This invention relates to a pattern transfer apparatus for transferring onto a wafer a pattern for the manufacture of semiconductor circuit devices such as integrated circuits (ICs), large scaled integrated circuits (LSIs), very large scaled integrated circuits (VLSIs), etc. More particularly, the invention relates to a pattern transfer apparatus for transferring a pattern onto a wafer, having a temperature control system for obtaining alignment between a pattern which has already been transferred onto the wafer and a pattern which is to be transferred onto the wafer.
In general, manufacture of semiconductor devices such as ICs, LSIs, VLSIs, etc. involves repeated pattern projection and transfer steps, for a single wafer, for projecting and transferring different circuit patterns formed on different masks. In order to ensure improved capacities of semiconductor devices and higher throughputs, it is a critical factor to obtain a highly accurate alignment between the pattern of a mask which is to be transferred onto the wafer at the current transfer step with the pattern of another mask which has already been transferred onto the same wafer during the preceding transfer step.
Techniques for obtaining accurate alignment have already been proposed, e.g. as disclosed in Japanese Patent Application Laid-Open Nos. 56-112732 published Sept. 5, 1981, b 57-136325 published Aug. 23, 1982, U.S. Pat. Nos. 4,202,623 issued May 13, 1980, and 4,256,829 issued Mar. 17, 1981. According to these techniques, misalignment between a pattern of a mask which is to be transferred onto a wafer in the current transfer step and a pattern of another mask which has been transferred onto the same wafer in the preceding transfer step is corrected by controlling the temperature of the wafer so that it is thermally expanded or contracted. The temperature of the wafer can be controlled by controlling the temperature of a wafer chuck holding the wafer at the pattern transfer position while maintaining the flatness of the wafer.
The inventor of the present invention has found some inconveniences involved in such techniques.

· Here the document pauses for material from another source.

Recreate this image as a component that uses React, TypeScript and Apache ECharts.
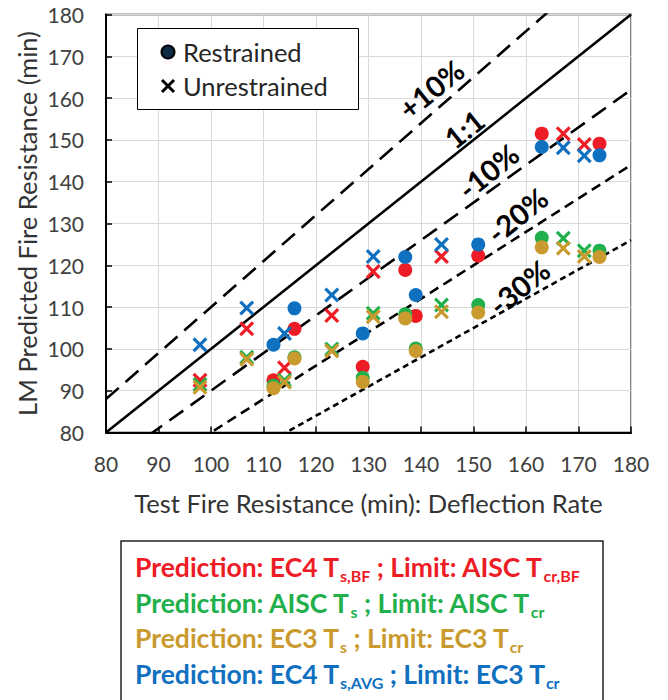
import React, { useEffect, useRef } from "react";
import * as echarts from "echarts";

// Test fire resistance (x) for restrained (circle) and unrestrained (cross) specimens
const xRestrained = [111.9, 115.9, 128.9, 137.0, 139.0, 150.9, 163.0, 174.0];
const xUnrestrained = [97.9, 106.8, 114.0, 123.0, 130.9, 143.9, 167.1, 171.1];

// Predicted fire resistance (y)
const redRestrained = [92.5, 104.8, 95.7, 118.9, 107.9, 122.3, 151.5, 149.1];
const greenRestrained = [91.2, 98.0, 93.1, 108.3, 100.1, 110.5, 126.6, 123.5];
const goldRestrained = [90.6, 97.7, 92.1, 107.3, 99.5, 108.7, 124.3, 122.0];
const blueRestrained = [101.0, 109.7, 103.7, 122.0, 112.9, 125.0, 148.3, 146.3];

const redUnrestrained = [92.5, 104.8, 95.5, 108.0, 118.5, 122.1, 151.5, 148.9];
const greenUnrestrained = [91.5, 98.0, 92.5, 100.0, 108.5, 110.5, 126.5, 123.5];
const goldUnrestrained = [90.8, 97.5, 92.0, 99.5, 107.7, 108.9, 124.1, 122.1];
const blueUnrestrained = [101.0, 109.8, 103.7, 112.9, 122.1, 125.0, 148.1, 146.2];

// Reference lines: ratio of predicted/test
const refRatios = [1.1, 1.0, 0.9, 0.8, 0.7];
const refLabels = ["+10%", "1:1", "-10%", "-20%", "-30%"];

const xTicks = { min: 80, max: 180, interval: 10 };
const yTicks = { min: 80, max: 180, interval: 10 };

const RED = "#EE1C25";
const GREEN = "#21B04B";
const GOLD = "#C99A2E";
const BLUE = "#1070C0";

const CROSS =
  "path://M0,1.8L1.8,0L6,4.2L10.2,0L12,1.8L7.8,6L12,10.2L10.2,12L6,7.8L1.8,12L0,10.2L4.2,6Z";

const FONT = "Lato";

function pairs(xs: number[], ys: number[]) {
  return xs.map((x, i) => [x, ys[i]]);
}

export default function App() {
  const ref = useRef<HTMLDivElement>(null);

  useEffect(() => {
    if (!ref.current) return;
    const chart = echarts.init(ref.current, undefined, { renderer: "svg" });

    const lineStyles: any[] = [
      { type: [17, 9], width: 2.6 },
      { type: "solid", width: 2.6 },
      { type: [17, 9], width: 2.6 },
      { type: [10, 6], width: 2.6 },
      { type: [6, 4], width: 2.6 },
    ];

    const refSeries = refRatios.map((r, i) => ({
      type: "line",
      name: refLabels[i],
      data: [
        [xTicks.min, xTicks.min * r],
        [xTicks.max, xTicks.max * r],
      ],
      symbol: "none",
      clip: true,
      silent: true,
      lineStyle: { color: "#000", ...lineStyles[i] },
      z: 2,
    }));

    const scatter = (
      xs: number[],
      ys: number[],
      color: string,
      cross: boolean
    ) => ({
      type: "scatter",
      data: pairs(xs, ys),
      symbol: cross ? CROSS : "circle",
      symbolSize: cross ? 15 : 14,
      itemStyle: { color, opacity: 1 },
      z: 3,
    });

    const labelPos = [
      [431, 89],
      [464, 129],
      [488, 171],
      [517, 215],
      [519, 287],
    ];
    const rot = (39 * Math.PI) / 180;

    const legendLines = [
      {
        color: RED,
        text: "{m|Prediction: EC4 T}{s|s,BF}{m| ; Limit: AISC T}{s|cr,BF}",
        y: 567,
      },
      {
        color: GREEN,
        text: "{m|Prediction: AISC T}{s|s}{m| ; Limit: AISC T}{s|cr}",
        y: 602.5,
      },
      {
        color: GOLD,
        text: "{m|Prediction: EC3 T}{s|s}{m| ; Limit: EC3 T}{s|cr}",
        y: 638,
      },
      {
        color: BLUE,
        text: "{m|Prediction: EC4 T}{s|s,AVG}{m| ; Limit: EC3 T}{s|cr}",
        y: 673.5,
      },
    ];

    const axisCommon = {
      type: "value",
      axisLine: { show: true, onZero: false, lineStyle: { color: "#000", width: 2 } },
      axisTick: { show: true, inside: true, length: 6, lineStyle: { color: "#000", width: 1.5 } },
      splitLine: { show: true, lineStyle: { color: "#D9D9D9", width: 1 } },
      nameLocation: "middle",
      nameMoveOverlap: false,
    };

    chart.setOption({
      animation: false,
      backgroundColor: "#fff",
      grid: {
        left: 106,
        right: 37,
        top: 14.5,
        bottom: 267.5,
        show: true,
        containLabel: false,
        outerBoundsMode: "none",
        borderColor: "#7F7F7F",
        borderWidth: 2,
        backgroundColor: "transparent",
      },
      xAxis: {
        ...axisCommon,
        ...xTicks,
        name: "Test Fire Resistance (min): Deflection Rate",
        nameGap: 57,
        nameTextStyle: { fontSize: 25.5, color: "#333", fontFamily: FONT },
        axisLabel: { fontSize: 21, color: "#404040", fontFamily: FONT, margin: 20 },
      },
      yAxis: {
        ...axisCommon,
        ...yTicks,
        name: "LM Predicted Fire Resistance (min)",
        nameGap: 66,
        nameTextStyle: { fontSize: 25.5, color: "#333", fontFamily: FONT },
        axisLabel: { fontSize: 21, color: "#404040", fontFamily: FONT, margin: 22 },
      },
      series: [
        ...refSeries,
        scatter(xRestrained, redRestrained, RED, false),
        scatter(xUnrestrained, redUnrestrained, RED, true),
        scatter(xRestrained, greenRestrained, GREEN, false),
        scatter(xUnrestrained, greenUnrestrained, GREEN, true),
        scatter(xRestrained, goldRestrained, GOLD, false),
        scatter(xUnrestrained, goldUnrestrained, GOLD, true),
        scatter(xRestrained, blueRestrained, BLUE, false),
        scatter(xUnrestrained, blueUnrestrained, BLUE, true),
      ],
      graphic: [
        // line labels
        ...refLabels.map((t, i) => ({
          type: "text",
          x: labelPos[i][0],
          y: labelPos[i][1],
          rotation: rot,
          z: 10,
          style: {
            text: t,
            fill: "#000",
            fontSize: 29,
            fontWeight: "bold",
            fontFamily: FONT,
            align: "center",
            verticalAlign: "middle",
          },
        })),
        // top-left legend box
        {
          type: "rect",
          z: 20,
          shape: { x: 137.5, y: 28.5, width: 221, height: 81 },
          style: { fill: "#fff", stroke: "#000", lineWidth: 1 },
        },
        {
          type: "circle",
          z: 21,
          shape: { cx: 168, cy: 52, r: 6.5 },
          style: { fill: "#0E2A47", stroke: "#000", lineWidth: 2 },
        },
        {
          type: "line",
          z: 21,
          shape: { x1: 162, y1: 80, x2: 174, y2: 92 },
          style: { stroke: "#000", lineWidth: 3 },
        },
        {
          type: "line",
          z: 21,
          shape: { x1: 174, y1: 80, x2: 162, y2: 92 },
          style: { stroke: "#000", lineWidth: 3 },
        },
        {
          type: "text",
          z: 21,
          x: 183,
          y: 52,
          style: {
            text: "Restrained",
            fill: "#262626",
            fontSize: 25.5,
            fontFamily: FONT,
            verticalAlign: "middle",
          },
        },
        {
          type: "text",
          z: 21,
          x: 183,
          y: 86,
          style: {
            text: "Unrestrained",
            fill: "#262626",
            fontSize: 25.5,
            fontFamily: FONT,
            verticalAlign: "middle",
          },
        },
        // bottom legend box
        {
          type: "rect",
          z: 20,
          shape: { x: 121, y: 541, width: 482, height: 180 },
          style: { fill: "#fff", stroke: "#222", lineWidth: 1.5 },
        },
        ...legendLines.map((l) => ({
          type: "text",
          z: 21,
          x: 135,
          y: l.y,
          style: {
            text: l.text,
            align: "left",
            verticalAlign: "middle",
            rich: {
              m: {
                fill: l.color,
                fontSize: 26.5,
                fontWeight: "bold",
                fontFamily: FONT,
              },
              s: {
                fill: l.color,
                fontSize: 16,
                fontWeight: "bold",
                fontFamily: FONT,
                padding: [17, 0, 0, 0],
              },
            },
          },
        })),
      ],
    });

    return () => chart.dispose();
  }, []);

  return (
    <div
      ref={ref}
      style={{ position: "fixed", left: 0, top: 0, width: 668, height: 700 }}
    />
  );
}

First, a relatively long stand-by time is required until the temperature of the wafer carried on the wafer chuck reaches a desired temperature. In case of a 5-inch wafer, a stand-by time of approx. 6 sec. is necessary. Such stand-by time is useless and decreases the throughput which is one of the most important properties of the semiconductor circuit manufacturing transfer apparatus. This is a particularly serious problem in the case of a recently developed needlepoint-surface chuck. This type of wafer chuck has a chuck surface which is formed with a multiplicity of needlepoints in order to minimize the area of contact with the wafer to remove any effect of foreign particles adhered on the back surface of the wafer. If such type of wafer chuck is used, it requires a stand-by time which is three or more times as long as that required in ordinary wafer chucks. This results in substantial decrease in the throughput.
Second, when the wafers, each having a temperature which is different from that of the temperature-controlled wafer chuck, are sequentially fed to the wafer chuck, there occurs on the wafer chuck a heat loss of an amount corresponding to the number of the wafers. Usually, in the transfer apparatus, fifty or more wafers per one hour are fed to the wafer chuck. In view of this, it is not so easy to compensate for the heat loss caused by the wafers, to maintain a constant temperature of the wafer chuck.